A questão, claro, é como fazer isso na prática, considerando que o Brasil enfrenta déficits históricos de aprendizagem − agravados, nos últimos anos, pelo fechamento das escolas durante a pandemia de covid-19. Em recente entrevista ao Valor, a psicóloga e presidente do Instituto Ayrton Senna, Viviane Senna, comparou a situação do País à de um espadachim que deve travar duas lutas simultaneamente. De um lado, observou ela, a educação brasileira precisa superar desafios que já deveriam ter sido vencidos no século passado: é o caso da alfabetização das crianças e do ensino de matemática ou de pensamento lógico. De outro, as escolas têm de dar conta da formação dos alunos para o século 21. Aí entram as habilidades socioemocionais.

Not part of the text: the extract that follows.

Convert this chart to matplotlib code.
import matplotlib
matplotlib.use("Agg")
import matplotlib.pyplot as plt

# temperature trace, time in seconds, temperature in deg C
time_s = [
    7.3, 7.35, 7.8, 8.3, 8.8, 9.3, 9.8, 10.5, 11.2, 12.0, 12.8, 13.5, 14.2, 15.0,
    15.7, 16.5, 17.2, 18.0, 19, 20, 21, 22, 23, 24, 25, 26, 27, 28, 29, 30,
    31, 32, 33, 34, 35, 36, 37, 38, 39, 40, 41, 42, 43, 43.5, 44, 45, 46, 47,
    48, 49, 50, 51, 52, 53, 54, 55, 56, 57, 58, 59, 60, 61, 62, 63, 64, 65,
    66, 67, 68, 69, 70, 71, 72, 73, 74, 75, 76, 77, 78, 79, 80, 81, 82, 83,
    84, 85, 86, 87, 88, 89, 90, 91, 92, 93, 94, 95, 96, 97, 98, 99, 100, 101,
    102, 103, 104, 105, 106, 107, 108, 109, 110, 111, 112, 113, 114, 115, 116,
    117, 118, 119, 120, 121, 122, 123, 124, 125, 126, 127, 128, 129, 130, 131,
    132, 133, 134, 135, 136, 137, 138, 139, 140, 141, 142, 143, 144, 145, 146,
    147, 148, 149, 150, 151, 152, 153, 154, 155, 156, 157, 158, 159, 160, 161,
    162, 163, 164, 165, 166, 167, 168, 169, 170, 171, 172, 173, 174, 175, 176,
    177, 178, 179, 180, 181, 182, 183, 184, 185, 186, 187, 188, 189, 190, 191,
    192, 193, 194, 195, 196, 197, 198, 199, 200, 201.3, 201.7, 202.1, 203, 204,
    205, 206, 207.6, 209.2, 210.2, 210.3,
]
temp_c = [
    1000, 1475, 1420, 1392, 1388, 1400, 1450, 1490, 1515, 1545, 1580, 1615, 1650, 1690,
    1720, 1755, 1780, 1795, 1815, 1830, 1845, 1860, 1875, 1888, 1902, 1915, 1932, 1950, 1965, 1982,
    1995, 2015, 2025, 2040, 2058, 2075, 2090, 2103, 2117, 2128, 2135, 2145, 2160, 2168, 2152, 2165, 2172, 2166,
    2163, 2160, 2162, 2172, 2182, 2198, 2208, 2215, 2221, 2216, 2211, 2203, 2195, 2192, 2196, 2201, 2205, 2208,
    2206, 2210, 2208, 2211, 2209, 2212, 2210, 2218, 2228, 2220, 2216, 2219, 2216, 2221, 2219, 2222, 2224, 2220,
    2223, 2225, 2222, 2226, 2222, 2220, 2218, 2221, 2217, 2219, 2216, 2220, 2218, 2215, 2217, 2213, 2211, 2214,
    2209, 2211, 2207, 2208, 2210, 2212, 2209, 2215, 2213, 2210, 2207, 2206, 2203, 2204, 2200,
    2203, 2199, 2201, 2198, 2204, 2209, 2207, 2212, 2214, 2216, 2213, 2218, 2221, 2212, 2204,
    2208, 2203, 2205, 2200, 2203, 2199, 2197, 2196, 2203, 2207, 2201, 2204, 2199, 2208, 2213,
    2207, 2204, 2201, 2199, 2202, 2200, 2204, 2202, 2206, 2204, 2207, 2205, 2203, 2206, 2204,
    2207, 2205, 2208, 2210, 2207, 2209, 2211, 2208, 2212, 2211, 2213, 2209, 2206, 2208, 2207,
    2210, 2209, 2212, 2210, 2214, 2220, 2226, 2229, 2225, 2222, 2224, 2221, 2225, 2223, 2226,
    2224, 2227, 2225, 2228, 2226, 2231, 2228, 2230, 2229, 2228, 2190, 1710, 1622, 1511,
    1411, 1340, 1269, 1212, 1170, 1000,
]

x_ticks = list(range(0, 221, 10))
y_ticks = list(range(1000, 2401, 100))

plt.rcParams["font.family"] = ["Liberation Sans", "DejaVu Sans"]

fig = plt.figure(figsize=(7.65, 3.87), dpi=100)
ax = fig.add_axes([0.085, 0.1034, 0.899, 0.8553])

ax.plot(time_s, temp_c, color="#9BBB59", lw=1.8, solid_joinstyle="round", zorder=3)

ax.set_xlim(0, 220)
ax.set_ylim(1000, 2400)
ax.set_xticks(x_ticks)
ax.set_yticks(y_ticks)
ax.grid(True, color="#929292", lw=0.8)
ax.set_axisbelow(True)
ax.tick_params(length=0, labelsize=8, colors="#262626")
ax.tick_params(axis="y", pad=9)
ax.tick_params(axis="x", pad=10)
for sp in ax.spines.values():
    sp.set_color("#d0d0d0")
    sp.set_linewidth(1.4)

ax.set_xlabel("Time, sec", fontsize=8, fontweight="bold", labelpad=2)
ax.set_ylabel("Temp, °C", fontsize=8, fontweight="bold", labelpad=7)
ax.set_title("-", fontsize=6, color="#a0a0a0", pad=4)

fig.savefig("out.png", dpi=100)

Não se trata, em hipótese alguma, de diminuir a ênfase nas disciplinas tradicionais. Por óbvio, é dever da escola assegurar que as crianças aprendam a ler e a escrever, a fazer contas e a raciocinar, adquirindo conhecimentos sobre a vida, a sociedade e o mundo. A questão, como bem destacou Viviane Senna, é que isso “deixou de ser a linha de chegada e agora é apenas a largada”. Ou seja, a educação tem que ir além do currículo tradicional. Não por modismo ou capricho, mas por uma imposição da realidade. Vale reproduzir um exemplo citado pela presidente do Instituto Ayrton Senna: no Japão, crianças nas turmas de educação infantil recebem brinquedos exageradamente grandes, de modo que precisem umas das outras para conseguir brincar. O objetivo, desde cedo, é estimular atitudes de colaboração.

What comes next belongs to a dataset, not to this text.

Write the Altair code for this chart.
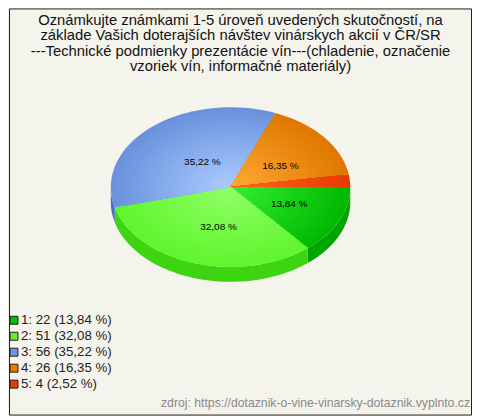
import numpy as np
import pandas as pd
import altair as alt

# --- data
categories = ["1", "2", "3", "4", "5"]
counts = [22, 51, 56, 26, 4]
percents = ["13,84 %", "32,08 %", "35,22 %", "16,35 %", "2,52 %"]
title_lines = [
    "Oznámkujte známkami 1-5 úroveň uvedených skutočností, na",
    "základe Vašich doterajších návštev vinárskych akcií v ČR/SR",
    "---Technické podmienky prezentácie vín---(chladenie, označenie",
    "vzoriek vín, informačné materiály)",
]
source = "zdroj: https://dotaznik-o-vine-vinarsky-dotaznik.vyplnto.cz"

# --- style
center_cols = ["#33f033", "#90ff66", "#aacbff", "#ffa933", "#ff6522"]
rim_cols = ["#00b800", "#60f52e", "#6a92dc", "#e07800", "#e83a00"]
wall_cols = ["#00a600", "#3dd412", "#4a72c4", "#c86a00", "#c83000"]
key_cols = ["#00c000", "#66ee33", "#6f97e0", "#e87b00", "#e83d00"]
BG = "#f5f4ec"
W, H = 464, 408
CX, CY, RX, RY, DEPTH = 222, 179, 120, 80, 15
RINGS = 32


def hex2rgb(h):
    return np.array([int(h[i:i + 2], 16) for i in (1, 3, 5)], float)


def mix(a, b, t):
    c = hex2rgb(a) * (1 - t) + hex2rgb(b) * t
    return "#%02x%02x%02x" % tuple(int(round(v)) for v in c)


fracs = np.array(counts, float) / sum(counts)
edges = np.concatenate([[0], np.cumsum(fracs)]) * 2 * np.pi

rows = []
gid = 0


def add_poly(us, vs, color):
    global gid
    for k, (u, v) in enumerate(zip(us, vs)):
        rows.append({"u": float(u), "v": float(v), "g": gid, "o": k, "c": color})
    gid += 1


# side walls: only the front half of the ellipse is visible
for i in range(len(counts)):
    a0, a1 = edges[i], min(edges[i + 1], np.pi)
    if a0 >= np.pi:
        continue
    t = np.linspace(a0, a1, 40)
    us = np.concatenate([np.cos(t), np.cos(t[::-1])])
    vs = np.concatenate([-np.sin(t), -np.sin(t[::-1]) - DEPTH / RY])
    add_poly(us, vs, wall_cols[i])

# top face: nested sectors give an elliptical gradient
for i in range(len(counts)):
    t = np.linspace(edges[i], edges[i + 1], max(6, int(fracs[i] * 120)))
    for ring in range(RINGS):
        r = 1 - ring / RINGS
        us = np.concatenate([[0], r * np.cos(t)])
        vs = np.concatenate([[0], -r * np.sin(t)])
        add_poly(us, vs, mix(rim_cols[i], center_cols[i], ring / (RINGS - 1)))

poly = pd.DataFrame(rows)

x_scale = alt.Scale(domain=[-CX / RX, (W - CX) / RX], range=[0, W], nice=False, zero=False)
y_scale = alt.Scale(domain=[CY / RY, (CY - H) / RY], range=[0, H], nice=False, zero=False)

pie = alt.Chart(poly).mark_line(filled=True, strokeWidth=0, interpolate="linear").encode(
    x=alt.X("u:Q", scale=x_scale, axis=None),
    y=alt.Y("v:Q", scale=y_scale, axis=None),
    detail="g:N",
    order="o:Q",
    fill=alt.Fill("c:N", scale=None),
)

labels = pd.DataFrame({
    "t": percents[:4],
    "u": [0.49, -0.10, -0.235, 0.417],
    "v": [-0.21, -0.50, 0.31, 0.26],
})
label_marks = alt.Chart(labels).mark_text(font="Liberation Sans", fontSize=10, color="#000000").encode(
    x=alt.X("u:Q", scale=x_scale, axis=None),
    y=alt.Y("v:Q", scale=y_scale, axis=None),
    text="t:N",
)

title_df = pd.DataFrame({"t": title_lines, "row": range(len(title_lines))})
title_marks = alt.Chart(title_df).mark_text(font="Liberation Sans", fontSize=14.85, color="#111111").encode(
    x=alt.value(232),
    y=alt.Y("row:Q", scale=alt.Scale(domain=[0, 3], range=[12.5, 59]), axis=None),
    text="t:N",
)

legend_df = pd.DataFrame({
    "row": range(5),
    "t": [f"{c}: {n} ({p})" for c, n, p in zip(categories, counts, percents)],
    "c": key_cols,
})
legend_y = alt.Y("row:Q", scale=alt.Scale(domain=[0, 4], range=[312.5, 376.5]), axis=None)
legend_keys = alt.Chart(legend_df).mark_point(shape="square", filled=True, size=64, stroke="#222222", strokeWidth=1, opacity=1).encode(
    x=alt.value(5),
    y=legend_y,
    fill=alt.Fill("c:N", scale=None),
)
legend_text = alt.Chart(legend_df).mark_text(font="Liberation Sans", fontSize=13.3, align="left", color="#222222").encode(
    x=alt.value(12),
    y=legend_y,
    text="t:N",
)

source_mark = alt.Chart(pd.DataFrame({"t": [source]})).mark_text(
    font="Liberation Sans", fontSize=12.25, align="right", color="#888888"
).encode(x=alt.value(462), y=alt.value(395), text="t:N")

frame = alt.Chart(pd.DataFrame({"a": [0]})).mark_rect(fill=None, stroke="#222222", strokeWidth=1).encode(
    x=alt.value(0.5), x2=alt.value(W - 0.5), y=alt.value(0.5), y2=alt.value(H - 0.5)
)

chart = alt.layer(
    pie, label_marks, title_marks, legend_keys, legend_text, source_mark, frame
).resolve_scale(x="shared", y="independent").properties(
    width=W, height=H, padding=0, background=BG
).configure_view(stroke=None)

chart.save("out.html", embed_options={"renderer": "svg", "actions": False})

No Brasil, a Base Nacional Comum Curricular (BNCC) enfatiza a importância das habilidades socioemocionais. Entre as dez competências gerais a serem desenvolvidas por todos os alunos da educação básica, há menções a “empatia”, “diálogo”, “resolução de conflitos”, “cooperação”, “respeito ao outro”, “flexibilidade” e “determinação”. A BNCC, documento que serve de referência para os currículos, preconiza também que os estudantes sejam capazes de tomar decisões a partir de “princípios éticos, democráticos, inclusivos, sustentáveis e solidários”.

Fica evidente que as competências socioemocionais atendem a diferentes propósitos. Servem tanto para aumentar as chances de êxito dos jovens em sua futura carreira profissional quanto para reduzir a violência nas escolas. Ou mesmo para a construção de uma cultura de paz na sociedade, fortalecendo valores como o respeito pelo outro, algo que, infelizmente, anda em falta no País. Por ocasião do segundo turno das eleições presidenciais, colégios particulares em diferentes cidades registraram manifestações inaceitáveis de racismo, nazismo e ódio por parte de estudantes descontentes com o resultado das urnas. A esse propósito, como lembrou a colunista do Estadão Rosely Sayão, é tarefa concomitante da família e da escola contribuir para os processos de autonomia e socialização dos alunos. Maior ênfase às competências socioemocionais, nas salas de aula do Brasil inteiro, bem que poderia ajudar.

Viviane Senna mencionou outro argumento para que as escolas abracem as competências socioemocionais: quando bem trabalhadas, elas favorecem o aprendizado das disciplinas tradicionais. Simples assim: alunos motivados aprendem mais. Como o espadachim evocado acima, é hora de encarar os dois desafios simultaneamente. A educação só tem a ganhar.